Craig Campbell

Personal information
- Full name: Craig Campbell
- Nickname: Camps
- Born: 16 July 1969 (age 55) Essex, England

Team information
- Current team: Retired
- Discipline: BMX
- Role: Rider
- Rider type: Freestyle

Professional teams
- 1983?-: Haro
- ?: Skyway
- ?: Pro-Lite
- ?: Bully
- ?-1990: GT

= Craig Campbell (BMX rider) =

British BMX rider and disc jockey

Craig Campbell (born 16 July 1969, Essex) is a retired British freestyle BMX rider and disc jockey.

Widely regarded as one of the pioneers of the freestyle era in the 1980s, he was one of the first European riders to compete on American soil. Since retiring at an early age of twenty one in 1991, he established himself as a disc jockey.

==Biography==
Born near Southend, Essex; Campbell first came to attention in 1983 when Bob Haro, needing a British rider to represent his company, noticed Campbell's performance at a competition taking place at Harrow Skate Park thus sponsoring him in the process, making him the first non-American rider to receive a full sponsorship by Haro, resulting in Campbell's sudden popularity.

Throughout his career, he have won a number of titles, amongst those are the UK King of the Skatepark in 1984 and the UKBFA British Pro Freestyle Champion in 1985. He also was one of the first European riders to compete in the United States and was the first to experiment with the Rocket Air on a BMX bike in 1986 after seeing Christian Hosoi performing it on a skateboard, although Ron Wilkerson was stated by some source to being the pioneer, though he popularised the move. He is also credited for revolutionising the 540 wallride, again on a BMX bike during a 2hip event in 1988.

In 1985, his association with Pro-Lite led him to get his own signature frame, built by Freewheeler, it became the best selling freestyle bike of the year, outselling its following two rivals.

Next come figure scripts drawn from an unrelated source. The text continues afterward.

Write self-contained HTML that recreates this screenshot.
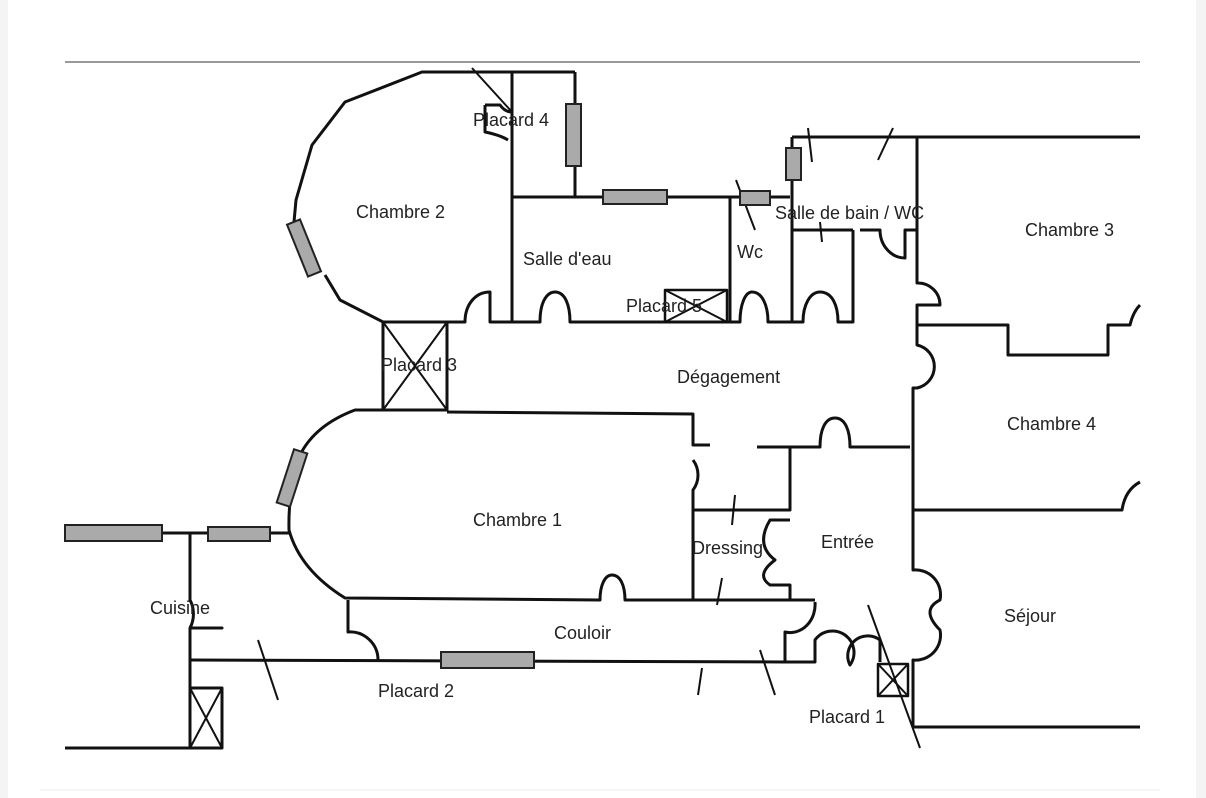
<!DOCTYPE html>
<html><head><meta charset="utf-8"><style>
html,body{margin:0;padding:0;background:#f4f4f4;}
#c{position:absolute;left:8px;top:0;width:1188px;height:798px;background:#fff;}
svg{position:absolute;left:0;top:0;}
text{font-family:"Liberation Sans",sans-serif;font-size:18px;fill:#222;}
</style></head><body>
<div id="c"></div>
<svg width="1206" height="798" viewBox="0 0 1206 798">
<line x1="65" y1="62" x2="1140" y2="62" stroke="#999" stroke-width="2"/>
<line x1="40" y1="790" x2="1160" y2="790" stroke="#eee" stroke-width="1"/>
<g fill="none" stroke="#111" stroke-width="3" stroke-linejoin="round">
<!-- Chambre 2 -->
<path d="M575,72 L422,72 L345,102 L312,145 L296,200 L294,222"/>
<path d="M325,275 L340,300 L383,322 L465,322 C465,305 475,292 490,292 L490,322 L512,322"/>
<path d="M512,72 L512,322"/>
<path d="M575,72 L575,197"/>
<path d="M512,197 L730,197 L790,197"/>
<path d="M485,105 L485,132 Q500,135 508,140 M485,105 L500,105 Q505,112 512,112"/>
<line x1="472" y1="68" x2="512" y2="112" stroke-width="2"/>
<!-- Salle d'eau bottom -->
<path d="M512,322 L540,322 C540,300 548,292 555,292 C565,292 570,305 570,322 L730,322"/>
<path d="M730,197 L730,322 L740,322 C740,305 745,292 752,292 C762,292 768,305 768,322 L792,322"/>
<line x1="736" y1="180" x2="755" y2="230" stroke-width="2"/>
<!-- Salle de bain -->
<path d="M792,137 L1140,137"/>
<path d="M792,137 L792,322 L803,322 C803,305 810,292 820,292 C832,292 838,305 838,322 L853,322 L853,230"/>
<path d="M792,230 L853,230 M860,230 L880,230 A25,28 0 0 0 905,258 L905,230 L917,230"/>
<line x1="808" y1="128" x2="812" y2="162" stroke-width="2"/>
<line x1="893" y1="128" x2="878" y2="160" stroke-width="2"/>
<line x1="820" y1="222" x2="822" y2="242" stroke-width="2"/>
<!-- right column -->
<path d="M917,137 L917,283 A22,22 0 0 1 940,305 L917,305 L917,345 A22,22 0 0 1 917,388 L913,388 L913,447 L913,510 L913,570 A25,25 0 0 1 940,600 Q920,610 940,630 A25,25 0 0 1 913,660 L913,727"/>
<path d="M917,325 L1008,325 L1008,355 L1108,355 L1108,325 L1130,325 Q1133,312 1140,305"/>
<path d="M913,510 L1122,510 Q1125,490 1140,482"/>
<path d="M913,727 L1140,727"/>
<!-- Placard 3 -->
<rect x="383" y="322" width="64" height="88"/>
<path d="M383,322 L447,410 M447,322 L383,410" stroke-width="2"/>
<!-- Placard 5 -->
<rect x="665" y="290" width="62" height="32" stroke-width="2.5"/>
<path d="M665,290 L727,322 M727,290 L665,322" stroke-width="2"/>
<!-- Chambre 1 -->
<path d="M447,410 L355,410 Q315,425 300,455 Q288,490 289,530 Q300,570 345,598 L600,600 C600,585 605,575 612,575 C620,575 625,585 625,600 L693,600"/>
<path d="M447,412 L693,414 L693,445 L710,445 M693,460 A25,25 0 0 1 693,490 L693,600"/>
<path d="M757,447 L820,447 C820,430 825,418 835,418 C845,418 850,430 850,447 L910,447"/>
<!-- Dressing -->
<path d="M693,510 L790,510 L790,447 M790,520 L770,520 Q755,545 775,560 Q755,575 770,585 L790,585 L790,600"/>
<path d="M693,600 L815,600"/>
<line x1="735" y1="495" x2="732" y2="525" stroke-width="2"/>
<line x1="722" y1="578" x2="717" y2="605" stroke-width="2"/>
<!-- Couloir -->
<path d="M348,600 L348,632 A28,28 0 0 1 378,660"/>
<path d="M190,660 L785,662 L785,632 A25,28 0 0 0 815,602"/>
<path d="M785,662 L815,662 L815,640 A20,20 0 0 1 850,665 A20,20 0 0 1 880,640 L880,662"/>
<line x1="868" y1="605" x2="920" y2="748" stroke-width="2"/>
<line x1="258" y1="640" x2="278" y2="700" stroke-width="2"/>
<line x1="702" y1="668" x2="698" y2="695" stroke-width="2"/>
<line x1="760" y1="650" x2="775" y2="695" stroke-width="2"/>
<!-- Cuisine -->
<path d="M65,533 L290,533"/>
<path d="M190,533 L190,600 A20,25 0 0 1 190,628 L222,628 L190,628 L190,748 L65,748"/>
<rect x="190" y="688" width="32" height="60"/>
<path d="M190,688 L222,748 M222,688 L190,748" stroke-width="2"/>
<!-- Placard 1 -->
<rect x="878" y="664" width="30" height="32" stroke-width="2.5"/>
<path d="M878,664 L908,696 M908,664 L878,696" stroke-width="2"/>
</g>
<g fill="#aaa" stroke="#222" stroke-width="2">
<rect x="566" y="104" width="15" height="62"/>
<rect x="603" y="190" width="64" height="14"/>
<rect x="740" y="191" width="30" height="14"/>
<rect x="786" y="148" width="15" height="32"/>
<rect x="297" y="220" width="14" height="56" transform="rotate(-22 304 248)"/>
<rect x="285" y="450" width="14" height="56" transform="rotate(18 292 478)"/>
<rect x="65" y="525" width="97" height="16"/>
<rect x="208" y="527" width="62" height="14"/>
<rect x="441" y="652" width="93" height="16"/>
</g>
<text x="356" y="218">Chambre 2</text>
<text x="473" y="126">Placard 4</text>
<text x="523" y="265">Salle d'eau</text>
<text x="737" y="258">Wc</text>
<text x="775" y="219">Salle de bain / WC</text>
<text x="1025" y="236">Chambre 3</text>
<text x="626" y="312">Placard 5</text>
<text x="381" y="371">Placard 3</text>
<text x="677" y="383">Dégagement</text>
<text x="1007" y="430">Chambre 4</text>
<text x="473" y="526">Chambre 1</text>
<text x="692" y="554">Dressing</text>
<text x="821" y="548">Entrée</text>
<text x="150" y="614">Cuisine</text>
<text x="554" y="639">Couloir</text>
<text x="1004" y="622">Séjour</text>
<text x="378" y="697">Placard 2</text>
<text x="809" y="723">Placard 1</text>
</svg>
</body></html>
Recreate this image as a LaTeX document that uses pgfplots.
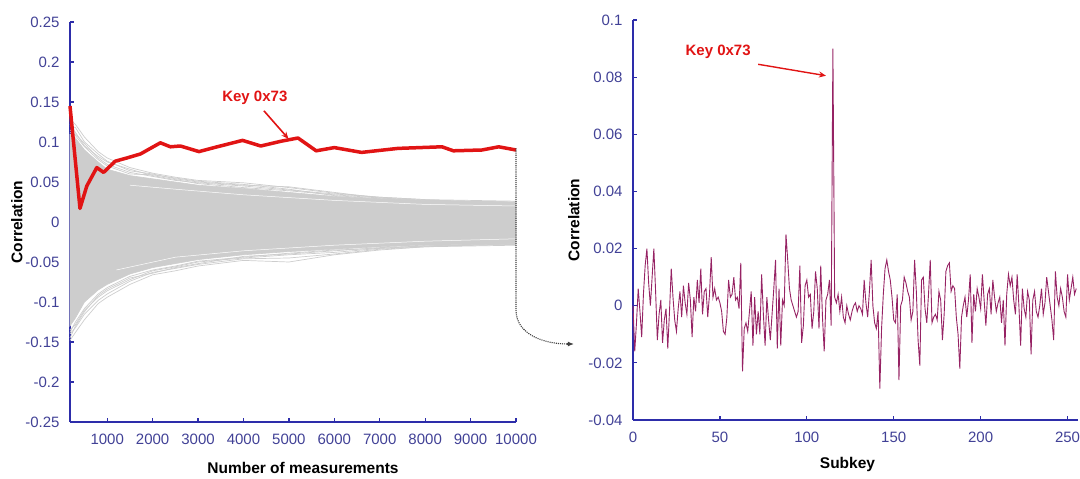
\documentclass[border=0pt]{standalone}
\usepackage{fontspec}
\setmainfont{Liberation Sans}
\usepackage{pgfplots}
\pgfplotsset{compat=1.18}
\usetikzlibrary{arrows.meta}
\definecolor{axblue}{RGB}{45,45,170}
\definecolor{tickblue}{RGB}{65,65,150}
\definecolor{fangray}{RGB}{205,205,205}
\definecolor{keyred}{RGB}{225,20,20}
\definecolor{mypurple}{RGB}{150,35,100}
\pgfplotsset{
  mystyle/.style={
    scale only axis,
    axis lines=left,
    axis line style={-, draw=axblue, line width=1.6pt},
    tick align=inside,
    major tick length=4pt,
    tick style={draw=axblue, line width=1.2pt},
    ticklabel style={font=\fontsize{15}{15}\selectfont, text=tickblue},
    xticklabel style={yshift=-8pt},
    yticklabel style={xshift=-7pt},
    /pgf/number format/assume math mode=true,
    /pgf/number format/fixed,
    /pgf/number format/1000 sep={},
    /pgf/number format/precision=2,
    scaled ticks=false,
    label style={font=\bfseries\fontsize{15.5}{15.5}\selectfont},
    clip=false,
  }
}
\begin{document}
\begin{tikzpicture}
\useasboundingbox (0,0) rectangle (1080pt,479pt);
% ---------------- left axis ----------------
\begin{axis}[mystyle,
  at={(70pt,57pt)}, anchor=south west,
  width=446pt, height=400pt,
  xmin=180, xmax=10000, ymin=-0.25, ymax=0.25,
  xtick={1000,2000,3000,4000,5000,6000,7000,8000,9000,10000},
  ytick={-0.25,-0.2,-0.15,-0.1,-0.05,0,0.05,0.1,0.15,0.2,0.25},
  xlabel={Number of measurements}, ylabel={Correlation},
  xlabel style={yshift=-11pt, xshift=10pt},
  ylabel style={yshift=-4pt},
]
% dense core of the 255 wrong-key traces
\addplot[fill=fangray, draw=fangray, line width=0.6pt] coordinates {
 (180,0.110) (300,0.105) (500,0.090) (800,0.075) (1000,0.066) (1500,0.058) (2000,0.054) (2500,0.050)
 (3000,0.046) (4000,0.042) (5000,0.037) (6000,0.032) (7000,0.029) (8000,0.027) (9000,0.026) (10000,0.025)
 (10000,-0.027) (9000,-0.028) (8000,-0.029) (7000,-0.031) (6000,-0.034) (5000,-0.037) (4000,-0.041) (3000,-0.047)
 (2500,-0.052) (2000,-0.057) (1500,-0.065) (1000,-0.078) (800,-0.085) (500,-0.100) (300,-0.120) (180,-0.130) (180,0.110)};
% outlying traces
\addplot[fangray, line width=0.7pt] coordinates {(180,0.128) (300,0.122) (500,0.106) (800,0.088) (1000,0.080) (1500,0.068) (2000,0.061) (2500,0.056) (3000,0.052) (4000,0.049) (5000,0.043) (6000,0.036) (7000,0.031) (8000,0.028) (9000,0.027) (10000,0.026)};
\addplot[fangray, line width=0.7pt] coordinates {(180,0.120) (300,0.118) (500,0.100) (800,0.085) (1000,0.076) (1500,0.064) (2000,0.060) (2500,0.054) (3000,0.050) (4000,0.046) (5000,0.044) (6000,0.037) (7000,0.030) (8000,0.027) (9000,0.026) (10000,0.025)};
\addplot[fangray, line width=0.7pt] coordinates {(180,0.115) (300,0.110) (500,0.098) (800,0.080) (1000,0.072) (1500,0.062) (2000,0.057) (2500,0.052) (3000,0.049) (4000,0.045) (5000,0.040) (6000,0.035) (7000,0.031) (8000,0.028) (9000,0.025) (10000,0.024)};
\addplot[fangray, line width=0.7pt] coordinates {(180,0.122) (300,0.112) (500,0.095) (800,0.082) (1000,0.075) (1500,0.066) (2000,0.058) (2500,0.053) (3000,0.048) (4000,0.043) (5000,0.039) (6000,0.034) (7000,0.030) (8000,0.027) (9000,0.026) (10000,0.024)};
\addplot[fangray, line width=0.7pt] coordinates {(180,0.112) (300,0.108) (500,0.094) (800,0.078) (1000,0.070) (1500,0.060) (2000,0.059) (2500,0.055) (3000,0.051) (4000,0.047) (5000,0.041) (6000,0.033) (7000,0.029) (8000,0.026) (9000,0.025) (10000,0.024)};
\addplot[fangray, line width=0.7pt] coordinates {(180,-0.148) (300,-0.138) (500,-0.122) (800,-0.102) (1000,-0.094) (1500,-0.078) (2000,-0.066) (2500,-0.061) (3000,-0.055) (4000,-0.048) (5000,-0.050) (6000,-0.041) (7000,-0.035) (8000,-0.031) (9000,-0.030) (10000,-0.029)};
\addplot[fangray, line width=0.7pt] coordinates {(180,-0.140) (300,-0.132) (500,-0.115) (800,-0.098) (1000,-0.090) (1500,-0.074) (2000,-0.063) (2500,-0.058) (3000,-0.053) (4000,-0.046) (5000,-0.045) (6000,-0.040) (7000,-0.034) (8000,-0.031) (9000,-0.029) (10000,-0.028)};
\addplot[fangray, line width=0.7pt] coordinates {(180,-0.135) (300,-0.128) (500,-0.110) (800,-0.094) (1000,-0.086) (1500,-0.072) (2000,-0.061) (2500,-0.056) (3000,-0.050) (4000,-0.045) (5000,-0.041) (6000,-0.038) (7000,-0.033) (8000,-0.030) (9000,-0.029) (10000,-0.028)};
\addplot[fangray, line width=0.7pt] coordinates {(180,-0.145) (300,-0.130) (500,-0.112) (800,-0.092) (1000,-0.084) (1500,-0.070) (2000,-0.064) (2500,-0.057) (3000,-0.052) (4000,-0.043) (5000,-0.040) (6000,-0.036) (7000,-0.032) (8000,-0.030) (9000,-0.028) (10000,-0.027)};
\addplot[fangray, line width=0.7pt] coordinates {(180,-0.138) (300,-0.125) (500,-0.108) (800,-0.090) (1000,-0.082) (1500,-0.068) (2000,-0.060) (2500,-0.055) (3000,-0.049) (4000,-0.044) (5000,-0.039) (6000,-0.035) (7000,-0.033) (8000,-0.030) (9000,-0.029) (10000,-0.027)};
% a few light gaps inside the band
\addplot[white, line width=0.5pt] coordinates {(1500,0.046) (2500,0.041) (4000,0.034) (6000,0.027) (8000,0.022) (10000,0.020)};
\addplot[white, line width=0.5pt] coordinates {(1200,-0.060) (2500,-0.044) (4000,-0.036) (6000,-0.029) (8000,-0.024) (10000,-0.021)};
% correct key 0x73
\addplot[keyred, line width=3.5pt, line join=round] coordinates {
 (180,0.145) (400,0.017) (550,0.045) (770,0.068) (920,0.062) (1175,0.076) (1430,0.080) (1730,0.085)
 (2170,0.099) (2390,0.094) (2610,0.095) (3020,0.088) (3420,0.094) (3980,0.102) (4380,0.095) (4830,0.101)
 (5200,0.105) (5600,0.089) (6000,0.093) (6600,0.087) (7400,0.092) (8370,0.094) (8620,0.089) (9250,0.090)
 (9620,0.094) (10000,0.090)};
\node[font=\bfseries\fontsize{15}{15}\selectfont, text=keyred] at (axis cs:4250,0.155) {Key 0x73};
\draw[keyred, line width=1.6pt, -{Stealth[length=7pt,width=6pt]}] (axis cs:4450,0.139) -- (axis cs:4990,0.104);
\coordinate (A) at (axis cs:10000,0.092);
\coordinate (B) at (axis cs:10000,-0.11);
\end{axis}
% ---------------- right axis ----------------
\begin{axis}[mystyle,
  at={(633pt,59pt)}, anchor=south west,
  width=445pt, height=400pt,
  xmin=0, xmax=256, ymin=-0.04, ymax=0.1,
  xtick={0,50,100,150,200,250},
  ytick={-0.04,-0.02,0,0.02,0.04,0.06,0.08,0.1},
  xlabel={Subkey}, ylabel={Correlation},
  xlabel style={yshift=-8pt, xshift=-8pt},
  ylabel style={yshift=2pt},
]
\addplot[mypurple, line width=0.9pt] coordinates {
(0,0) (1,-0.016) (2,-0.006) (3,0.006) (4,-0.002) (5,-0.011) (6,0.004) (7,0.014) (8,0.020) (9,0.008)
(10,0) (11,0.010) (12,0.020) (13,0.005) (14,-0.012) (15,-0.003) (16,0.002) (17,-0.013) (18,-0.005) (19,-0.001)
(20,-0.015) (21,-0.002) (22,0.013) (23,0.003) (24,-0.005) (25,-0.009) (26,-0.001) (27,0.005) (28,-0.004) (29,0.007)
(30,0.001) (31,-0.003) (32,0.008) (33,0.002) (34,-0.011) (35,0.003) (36,-0.002) (37,0.009) (38,0.001) (39,0.013)
(40,-0.003) (41,0.005) (42,0.006) (43,-0.004) (44,0.004) (45,0.017) (46,0.003) (47,0.006) (48,0.002) (49,0.003)
(50,0.001) (51,-0.002) (52,-0.009) (53,-0.010) (54,-0.004) (55,0.009) (56,0.003) (57,0.004) (58,0.010) (59,0.002)
(60,0.003) (61,-0.001) (62,0.015) (63,-0.023) (64,-0.008) (65,-0.006) (66,-0.009) (67,-0.002) (68,0.005) (69,-0.014)
(70,0.003) (71,-0.010) (72,-0.002) (73,-0.010) (74,0.011) (75,-0.003) (76,-0.014) (77,0.003) (78,-0.005) (79,-0.012)
(80,-0.003) (81,0.006) (82,0.016) (83,-0.015) (84,0.006) (85,-0.014) (86,0.002) (87,0) (88,0.025) (89,0.016)
(90,0.006) (91,0.002) (92,0) (93,-0.002) (94,-0.004) (95,-0.002) (96,0.014) (97,-0.013) (98,-0.007) (99,0.007)
(100,0.009) (101,0.003) (102,0.004) (103,-0.008) (104,-0.002) (105,0.012) (106,0.006) (107,-0.008) (108,0.014) (109,-0.004)
(110,-0.016) (111,0.002) (112,0.004) (113,0.009) (114,-0.007) (115,0.090) (116,0.003) (117,0.001) (118,0.004) (119,-0.002)
(120,0.003) (121,-0.004) (122,-0.006) (123,0) (124,-0.003) (125,-0.005) (126,-0.002) (127,0) (128,0.001) (129,-0.002)
(130,0) (131,-0.001) (132,-0.003) (133,0.009) (134,0.001) (135,-0.004) (136,0.005) (137,0.016) (138,0) (139,-0.006)
(140,-0.008) (141,-0.002) (142,-0.029) (143,-0.008) (144,0.004) (145,0.013) (146,0.016) (147,0.012) (148,0.009) (149,0.003)
(150,-0.005) (151,-0.006) (152,0.004) (153,-0.026) (154,0) (155,0.002) (156,0.010) (157,0.008) (158,0.005) (159,0.003)
(160,-0.005) (161,-0.002) (162,0.016) (163,0.005) (164,-0.012) (165,-0.021) (166,0.009) (167,0.010) (168,-0.001) (169,-0.006)
(170,0.004) (171,0.016) (172,-0.006) (173,-0.004) (174,-0.003) (175,-0.005) (176,0.005) (177,0.002) (178,-0.012) (179,-0.003)
(180,0.012) (181,0.014) (182,0.015) (183,0.005) (184,0.007) (185,0.006) (186,-0.004) (187,-0.010) (188,-0.022) (189,-0.004)
(190,0) (191,0.003) (192,-0.004) (193,0.002) (194,0.011) (195,-0.013) (196,0.004) (197,-0.002) (198,0.006) (199,0.003)
(200,-0.001) (201,0.011) (202,0.002) (203,-0.007) (204,0.004) (205,0.006) (206,-0.003) (207,0.009) (208,0.003) (209,-0.002)
(210,0.001) (211,0.003) (212,-0.006) (213,0.002) (214,-0.014) (215,0.004) (216,0.011) (217,0.007) (218,0.010) (219,0.002)
(220,-0.003) (221,0.011) (222,0) (223,-0.014) (224,0.006) (225,-0.001) (226,-0.004) (227,0.005) (228,0.002) (229,-0.017)
(230,0.002) (231,0.005) (232,-0.002) (233,-0.004) (234,0) (235,0.006) (236,-0.003) (237,0.001) (238,0.010) (239,0.005)
(240,0) (241,-0.005) (242,-0.012) (243,0.012) (244,0.003) (245,0) (246,0.006) (247,0.003) (248,-0.002) (249,-0.004)
(250,0.011) (251,0.002) (252,0.006) (253,0.010) (254,0.004) (255,0.006)};
\node[font=\bfseries\fontsize{15}{15}\selectfont, text=keyred] at (axis cs:49,0.0888) {Key 0x73};
\draw[keyred, line width=1.4pt, -{Stealth[length=7pt,width=6pt]}] (axis cs:72,0.0845) -- (axis cs:111,0.0805);
\coordinate (C) at (axis cs:-34,-0.0134);
\end{axis}
\draw[black!75, line width=1.1pt, densely dotted] (A) -- (B) to[out=-90,in=180] ([xshift=-6pt]C);
\draw[black!75, line width=1.1pt, -{Latex[length=6pt,width=5pt]}] ([xshift=-7pt]C) -- (C);
\end{tikzpicture}
\end{document}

In 1987, Campbell, now without a sponsor, was spending a year working in a sound mixing studio, producing soundtracks for TV commercials. Realising that his friend, Jess Dyrenforth, was in the United States getting paid to ride on shows, that prompted Campbell and his friends Nick Phillip and Lee Reynolds to move there to further their BMX career in the following year.

In 1991, as his contract with GT came to an end, he returned to the United Kingdom. As he was finding difficulty in making a living from freestyle BMX as well as a growing interest in music meant he retired in 1991 at the age of twenty one, where he established a career as a disc jockey.